-- Start of Input material --

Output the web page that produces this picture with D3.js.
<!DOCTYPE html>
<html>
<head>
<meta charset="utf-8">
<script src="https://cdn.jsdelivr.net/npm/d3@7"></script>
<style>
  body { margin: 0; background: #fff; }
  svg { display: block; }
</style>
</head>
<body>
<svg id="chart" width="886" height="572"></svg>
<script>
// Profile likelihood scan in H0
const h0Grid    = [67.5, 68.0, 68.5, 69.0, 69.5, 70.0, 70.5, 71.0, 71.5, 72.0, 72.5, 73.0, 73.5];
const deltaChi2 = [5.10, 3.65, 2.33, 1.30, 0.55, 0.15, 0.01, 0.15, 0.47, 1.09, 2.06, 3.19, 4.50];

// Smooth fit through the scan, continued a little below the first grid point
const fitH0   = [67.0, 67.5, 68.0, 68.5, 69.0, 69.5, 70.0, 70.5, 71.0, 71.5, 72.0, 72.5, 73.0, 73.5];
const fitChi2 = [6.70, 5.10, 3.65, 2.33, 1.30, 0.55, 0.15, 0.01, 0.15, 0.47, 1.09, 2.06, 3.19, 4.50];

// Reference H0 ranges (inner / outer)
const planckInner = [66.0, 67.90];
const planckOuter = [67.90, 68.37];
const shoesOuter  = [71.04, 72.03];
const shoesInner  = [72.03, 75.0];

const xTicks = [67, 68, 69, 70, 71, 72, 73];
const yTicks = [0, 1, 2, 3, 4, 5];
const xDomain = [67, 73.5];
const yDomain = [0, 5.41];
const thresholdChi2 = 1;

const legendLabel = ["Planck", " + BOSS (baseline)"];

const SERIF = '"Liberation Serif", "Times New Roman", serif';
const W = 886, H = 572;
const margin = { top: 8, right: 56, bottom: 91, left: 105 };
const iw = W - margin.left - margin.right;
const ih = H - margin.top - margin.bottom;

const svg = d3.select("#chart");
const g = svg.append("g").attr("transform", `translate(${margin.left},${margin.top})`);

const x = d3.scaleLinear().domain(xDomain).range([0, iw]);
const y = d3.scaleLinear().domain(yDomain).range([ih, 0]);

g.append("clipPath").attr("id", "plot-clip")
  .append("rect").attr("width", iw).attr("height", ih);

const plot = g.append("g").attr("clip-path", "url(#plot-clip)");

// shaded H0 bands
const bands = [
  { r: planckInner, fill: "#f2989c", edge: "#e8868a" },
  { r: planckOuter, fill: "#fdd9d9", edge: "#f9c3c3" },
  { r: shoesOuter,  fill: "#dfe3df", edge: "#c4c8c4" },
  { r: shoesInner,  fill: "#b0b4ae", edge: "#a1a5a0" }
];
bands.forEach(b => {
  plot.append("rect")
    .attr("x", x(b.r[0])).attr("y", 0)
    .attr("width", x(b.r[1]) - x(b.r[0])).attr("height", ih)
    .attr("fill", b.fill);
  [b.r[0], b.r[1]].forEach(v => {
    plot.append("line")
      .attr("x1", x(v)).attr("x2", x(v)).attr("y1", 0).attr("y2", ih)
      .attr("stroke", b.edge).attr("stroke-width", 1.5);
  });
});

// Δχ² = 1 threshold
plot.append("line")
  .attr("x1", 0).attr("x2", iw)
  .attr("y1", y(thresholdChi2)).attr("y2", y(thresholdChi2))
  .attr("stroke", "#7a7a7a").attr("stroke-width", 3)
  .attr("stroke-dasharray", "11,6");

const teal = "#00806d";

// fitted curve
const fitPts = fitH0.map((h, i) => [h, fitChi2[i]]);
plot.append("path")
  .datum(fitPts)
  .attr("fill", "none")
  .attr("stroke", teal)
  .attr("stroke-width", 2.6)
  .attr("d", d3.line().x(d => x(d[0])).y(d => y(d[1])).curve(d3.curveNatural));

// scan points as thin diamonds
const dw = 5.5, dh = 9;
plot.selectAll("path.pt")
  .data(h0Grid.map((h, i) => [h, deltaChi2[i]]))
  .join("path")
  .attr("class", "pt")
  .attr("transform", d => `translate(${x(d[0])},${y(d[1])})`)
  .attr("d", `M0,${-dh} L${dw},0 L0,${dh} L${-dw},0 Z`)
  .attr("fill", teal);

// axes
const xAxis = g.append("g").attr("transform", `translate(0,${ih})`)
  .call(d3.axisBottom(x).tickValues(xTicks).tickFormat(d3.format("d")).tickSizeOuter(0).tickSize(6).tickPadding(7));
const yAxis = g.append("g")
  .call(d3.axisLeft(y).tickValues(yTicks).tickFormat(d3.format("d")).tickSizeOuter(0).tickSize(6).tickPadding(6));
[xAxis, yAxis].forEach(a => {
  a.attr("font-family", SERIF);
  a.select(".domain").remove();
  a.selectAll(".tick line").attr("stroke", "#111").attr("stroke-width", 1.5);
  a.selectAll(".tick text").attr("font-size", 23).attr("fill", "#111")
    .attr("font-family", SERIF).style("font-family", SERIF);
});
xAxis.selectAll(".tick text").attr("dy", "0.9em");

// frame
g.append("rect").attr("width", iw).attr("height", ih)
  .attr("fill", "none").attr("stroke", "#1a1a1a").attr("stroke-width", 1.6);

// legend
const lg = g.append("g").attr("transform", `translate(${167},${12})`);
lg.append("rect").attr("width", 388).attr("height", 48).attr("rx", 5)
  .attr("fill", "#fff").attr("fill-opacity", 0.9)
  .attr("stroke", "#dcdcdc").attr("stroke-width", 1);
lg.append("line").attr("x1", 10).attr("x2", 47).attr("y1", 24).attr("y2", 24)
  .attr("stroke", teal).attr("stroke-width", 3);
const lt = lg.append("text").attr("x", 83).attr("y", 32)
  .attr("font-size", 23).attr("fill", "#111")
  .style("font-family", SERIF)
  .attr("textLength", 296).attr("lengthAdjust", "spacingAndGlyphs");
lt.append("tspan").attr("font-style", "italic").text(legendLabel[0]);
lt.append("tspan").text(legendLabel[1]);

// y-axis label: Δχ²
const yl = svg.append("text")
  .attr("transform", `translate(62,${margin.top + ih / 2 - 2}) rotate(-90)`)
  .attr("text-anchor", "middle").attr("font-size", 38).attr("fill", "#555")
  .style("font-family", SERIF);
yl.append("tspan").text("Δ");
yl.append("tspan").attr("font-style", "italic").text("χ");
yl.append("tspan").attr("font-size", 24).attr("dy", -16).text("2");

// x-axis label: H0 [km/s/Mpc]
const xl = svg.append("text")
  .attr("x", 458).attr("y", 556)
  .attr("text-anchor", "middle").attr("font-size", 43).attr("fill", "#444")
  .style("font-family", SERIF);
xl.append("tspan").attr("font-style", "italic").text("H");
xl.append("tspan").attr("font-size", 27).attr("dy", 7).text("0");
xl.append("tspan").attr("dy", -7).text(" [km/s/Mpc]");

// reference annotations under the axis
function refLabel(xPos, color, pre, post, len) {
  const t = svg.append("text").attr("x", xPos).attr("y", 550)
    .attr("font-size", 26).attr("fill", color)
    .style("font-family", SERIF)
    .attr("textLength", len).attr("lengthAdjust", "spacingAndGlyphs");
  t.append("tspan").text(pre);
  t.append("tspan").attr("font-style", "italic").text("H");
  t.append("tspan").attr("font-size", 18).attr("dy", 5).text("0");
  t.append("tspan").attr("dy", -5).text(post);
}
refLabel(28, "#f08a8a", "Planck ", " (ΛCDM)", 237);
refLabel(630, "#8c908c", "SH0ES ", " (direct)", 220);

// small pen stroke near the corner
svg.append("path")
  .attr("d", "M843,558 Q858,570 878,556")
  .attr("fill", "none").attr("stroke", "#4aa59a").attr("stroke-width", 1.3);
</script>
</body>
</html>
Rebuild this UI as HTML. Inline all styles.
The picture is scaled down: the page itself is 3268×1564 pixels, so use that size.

-- End of Input material --

:: Exercise aim ::
Copy the data above exactly. Every line must be included.

:: Reply to the task ::
Output the web page that produces this picture with D3.js.
<!DOCTYPE html>
<html>
<head>
<meta charset="utf-8">
<script src="https://cdn.jsdelivr.net/npm/d3@7"></script>
<style>
  body { margin: 0; background: #fff; }
  svg { display: block; }
</style>
</head>
<body>
<svg id="chart" width="886" height="572"></svg>
<script>
// Profile likelihood scan in H0
const h0Grid    = [67.5, 68.0, 68.5, 69.0, 69.5, 70.0, 70.5, 71.0, 71.5, 72.0, 72.5, 73.0, 73.5];
const deltaChi2 = [5.10, 3.65, 2.33, 1.30, 0.55, 0.15, 0.01, 0.15, 0.47, 1.09, 2.06, 3.19, 4.50];

// Smooth fit through the scan, continued a little below the first grid point
const fitH0   = [67.0, 67.5, 68.0, 68.5, 69.0, 69.5, 70.0, 70.5, 71.0, 71.5, 72.0, 72.5, 73.0, 73.5];
const fitChi2 = [6.70, 5.10, 3.65, 2.33, 1.30, 0.55, 0.15, 0.01, 0.15, 0.47, 1.09, 2.06, 3.19, 4.50];

// Reference H0 ranges (inner / outer)
const planckInner = [66.0, 67.90];
const planckOuter = [67.90, 68.37];
const shoesOuter  = [71.04, 72.03];
const shoesInner  = [72.03, 75.0];

const xTicks = [67, 68, 69, 70, 71, 72, 73];
const yTicks = [0, 1, 2, 3, 4, 5];
const xDomain = [67, 73.5];
const yDomain = [0, 5.41];
const thresholdChi2 = 1;

const legendLabel = ["Planck", " + BOSS (baseline)"];

const SERIF = '"Liberation Serif", "Times New Roman", serif';
const W = 886, H = 572;
const margin = { top: 8, right: 56, bottom: 91, left: 105 };
const iw = W - margin.left - margin.right;
const ih = H - margin.top - margin.bottom;

const svg = d3.select("#chart");
const g = svg.append("g").attr("transform", `translate(${margin.left},${margin.top})`);

const x = d3.scaleLinear().domain(xDomain).range([0, iw]);
const y = d3.scaleLinear().domain(yDomain).range([ih, 0]);

g.append("clipPath").attr("id", "plot-clip")
  .append("rect").attr("width", iw).attr("height", ih);

const plot = g.append("g").attr("clip-path", "url(#plot-clip)");

// shaded H0 bands
const bands = [
  { r: planckInner, fill: "#f2989c", edge: "#e8868a" },
  { r: planckOuter, fill: "#fdd9d9", edge: "#f9c3c3" },
  { r: shoesOuter,  fill: "#dfe3df", edge: "#c4c8c4" },
  { r: shoesInner,  fill: "#b0b4ae", edge: "#a1a5a0" }
];
bands.forEach(b => {
  plot.append("rect")
    .attr("x", x(b.r[0])).attr("y", 0)
    .attr("width", x(b.r[1]) - x(b.r[0])).attr("height", ih)
    .attr("fill", b.fill);
  [b.r[0], b.r[1]].forEach(v => {
    plot.append("line")
      .attr("x1", x(v)).attr("x2", x(v)).attr("y1", 0).attr("y2", ih)
      .attr("stroke", b.edge).attr("stroke-width", 1.5);
  });
});

// Δχ² = 1 threshold
plot.append("line")
  .attr("x1", 0).attr("x2", iw)
  .attr("y1", y(thresholdChi2)).attr("y2", y(thresholdChi2))
  .attr("stroke", "#7a7a7a").attr("stroke-width", 3)
  .attr("stroke-dasharray", "11,6");

const teal = "#00806d";

// fitted curve
const fitPts = fitH0.map((h, i) => [h, fitChi2[i]]);
plot.append("path")
  .datum(fitPts)
  .attr("fill", "none")
  .attr("stroke", teal)
  .attr("stroke-width", 2.6)
  .attr("d", d3.line().x(d => x(d[0])).y(d => y(d[1])).curve(d3.curveNatural));

// scan points as thin diamonds
const dw = 5.5, dh = 9;
plot.selectAll("path.pt")
  .data(h0Grid.map((h, i) => [h, deltaChi2[i]]))
  .join("path")
  .attr("class", "pt")
  .attr("transform", d => `translate(${x(d[0])},${y(d[1])})`)
  .attr("d", `M0,${-dh} L${dw},0 L0,${dh} L${-dw},0 Z`)
  .attr("fill", teal);

// axes
const xAxis = g.append("g").attr("transform", `translate(0,${ih})`)
  .call(d3.axisBottom(x).tickValues(xTicks).tickFormat(d3.format("d")).tickSizeOuter(0).tickSize(6).tickPadding(7));
const yAxis = g.append("g")
  .call(d3.axisLeft(y).tickValues(yTicks).tickFormat(d3.format("d")).tickSizeOuter(0).tickSize(6).tickPadding(6));
[xAxis, yAxis].forEach(a => {
  a.attr("font-family", SERIF);
  a.select(".domain").remove();
  a.selectAll(".tick line").attr("stroke", "#111").attr("stroke-width", 1.5);
  a.selectAll(".tick text").attr("font-size", 23).attr("fill", "#111")
    .attr("font-family", SERIF).style("font-family", SERIF);
});
xAxis.selectAll(".tick text").attr("dy", "0.9em");

// frame
g.append("rect").attr("width", iw).attr("height", ih)
  .attr("fill", "none").attr("stroke", "#1a1a1a").attr("stroke-width", 1.6);

// legend
const lg = g.append("g").attr("transform", `translate(${167},${12})`);
lg.append("rect").attr("width", 388).attr("height", 48).attr("rx", 5)
  .attr("fill", "#fff").attr("fill-opacity", 0.9)
  .attr("stroke", "#dcdcdc").attr("stroke-width", 1);
lg.append("line").attr("x1", 10).attr("x2", 47).attr("y1", 24).attr("y2", 24)
  .attr("stroke", teal).attr("stroke-width", 3);
const lt = lg.append("text").attr("x", 83).attr("y", 32)
  .attr("font-size", 23).attr("fill", "#111")
  .style("font-family", SERIF)
  .attr("textLength", 296).attr("lengthAdjust", "spacingAndGlyphs");
lt.append("tspan").attr("font-style", "italic").text(legendLabel[0]);
lt.append("tspan").text(legendLabel[1]);

// y-axis label: Δχ²
const yl = svg.append("text")
  .attr("transform", `translate(62,${margin.top + ih / 2 - 2}) rotate(-90)`)
  .attr("text-anchor", "middle").attr("font-size", 38).attr("fill", "#555")
  .style("font-family", SERIF);
yl.append("tspan").text("Δ");
yl.append("tspan").attr("font-style", "italic").text("χ");
yl.append("tspan").attr("font-size", 24).attr("dy", -16).text("2");

// x-axis label: H0 [km/s/Mpc]
const xl = svg.append("text")
  .attr("x", 458).attr("y", 556)
  .attr("text-anchor", "middle").attr("font-size", 43).attr("fill", "#444")
  .style("font-family", SERIF);
xl.append("tspan").attr("font-style", "italic").text("H");
xl.append("tspan").attr("font-size", 27).attr("dy", 7).text("0");
xl.append("tspan").attr("dy", -7).text(" [km/s/Mpc]");

// reference annotations under the axis
function refLabel(xPos, color, pre, post, len) {
  const t = svg.append("text").attr("x", xPos).attr("y", 550)
    .attr("font-size", 26).attr("fill", color)
    .style("font-family", SERIF)
    .attr("textLength", len).attr("lengthAdjust", "spacingAndGlyphs");
  t.append("tspan").text(pre);
  t.append("tspan").attr("font-style", "italic").text("H");
  t.append("tspan").attr("font-size", 18).attr("dy", 5).text("0");
  t.append("tspan").attr("dy", -5).text(post);
}
refLabel(28, "#f08a8a", "Planck ", " (ΛCDM)", 237);
refLabel(630, "#8c908c", "SH0ES ", " (direct)", 220);

// small pen stroke near the corner
svg.append("path")
  .attr("d", "M843,558 Q858,570 878,556")
  .attr("fill", "none").attr("stroke", "#4aa59a").attr("stroke-width", 1.3);
</script>
</body>
</html>
Rebuild this UI as HTML. Inline all styles.
The picture is scaled down: the page itself is 3268×1564 pixels, so use that size.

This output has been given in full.